## Task
Leave out the pictures, then reproduce the rest of the material exactly.

## Supplied information
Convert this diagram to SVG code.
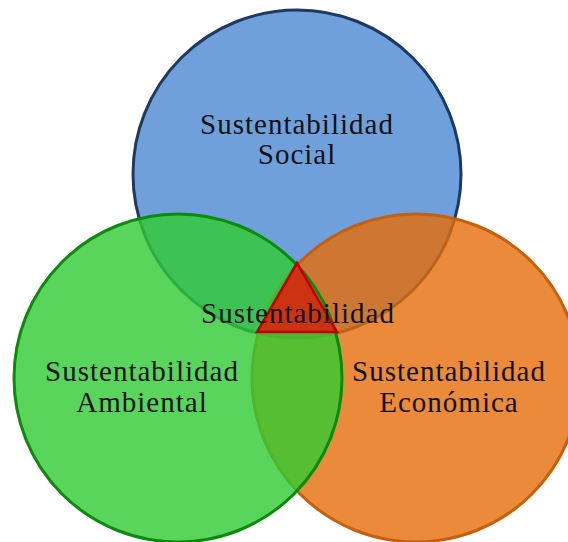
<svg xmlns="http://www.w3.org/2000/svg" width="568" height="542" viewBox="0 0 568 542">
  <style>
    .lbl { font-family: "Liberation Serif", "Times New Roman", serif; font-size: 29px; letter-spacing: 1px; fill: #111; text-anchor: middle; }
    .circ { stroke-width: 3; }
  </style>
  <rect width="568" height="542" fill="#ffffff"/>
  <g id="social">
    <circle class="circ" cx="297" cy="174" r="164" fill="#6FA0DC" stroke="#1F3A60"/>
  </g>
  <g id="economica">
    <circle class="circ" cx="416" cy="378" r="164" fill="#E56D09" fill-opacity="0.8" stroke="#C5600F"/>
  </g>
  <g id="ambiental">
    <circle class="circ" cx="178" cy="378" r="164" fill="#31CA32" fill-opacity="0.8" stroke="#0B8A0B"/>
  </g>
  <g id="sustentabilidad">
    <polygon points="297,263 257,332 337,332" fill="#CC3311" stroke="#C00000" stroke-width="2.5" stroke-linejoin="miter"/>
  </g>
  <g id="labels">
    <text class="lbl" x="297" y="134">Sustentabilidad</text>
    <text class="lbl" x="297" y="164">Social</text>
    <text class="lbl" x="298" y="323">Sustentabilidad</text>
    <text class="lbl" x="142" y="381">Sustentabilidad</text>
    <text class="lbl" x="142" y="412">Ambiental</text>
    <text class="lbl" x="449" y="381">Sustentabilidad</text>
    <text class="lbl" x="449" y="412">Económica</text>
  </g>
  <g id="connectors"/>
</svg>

## Exercise solution
Convert this diagram to SVG code.
<svg xmlns="http://www.w3.org/2000/svg" width="568" height="542" viewBox="0 0 568 542">
  <style>
    .lbl { font-family: "Liberation Serif", "Times New Roman", serif; font-size: 29px; letter-spacing: 1px; fill: #111; text-anchor: middle; }
    .circ { stroke-width: 3; }
  </style>
  <rect width="568" height="542" fill="#ffffff"/>
  <g id="social">
    <circle class="circ" cx="297" cy="174" r="164" fill="#6FA0DC" stroke="#1F3A60"/>
  </g>
  <g id="economica">
    <circle class="circ" cx="416" cy="378" r="164" fill="#E56D09" fill-opacity="0.8" stroke="#C5600F"/>
  </g>
  <g id="ambiental">
    <circle class="circ" cx="178" cy="378" r="164" fill="#31CA32" fill-opacity="0.8" stroke="#0B8A0B"/>
  </g>
  <g id="sustentabilidad">
    <polygon points="297,263 257,332 337,332" fill="#CC3311" stroke="#C00000" stroke-width="2.5" stroke-linejoin="miter"/>
  </g>
  <g id="labels">
    <text class="lbl" x="297" y="134">Sustentabilidad</text>
    <text class="lbl" x="297" y="164">Social</text>
    <text class="lbl" x="298" y="323">Sustentabilidad</text>
    <text class="lbl" x="142" y="381">Sustentabilidad</text>
    <text class="lbl" x="142" y="412">Ambiental</text>
    <text class="lbl" x="449" y="381">Sustentabilidad</text>
    <text class="lbl" x="449" y="412">Económica</text>
  </g>
  <g id="connectors"/>
</svg>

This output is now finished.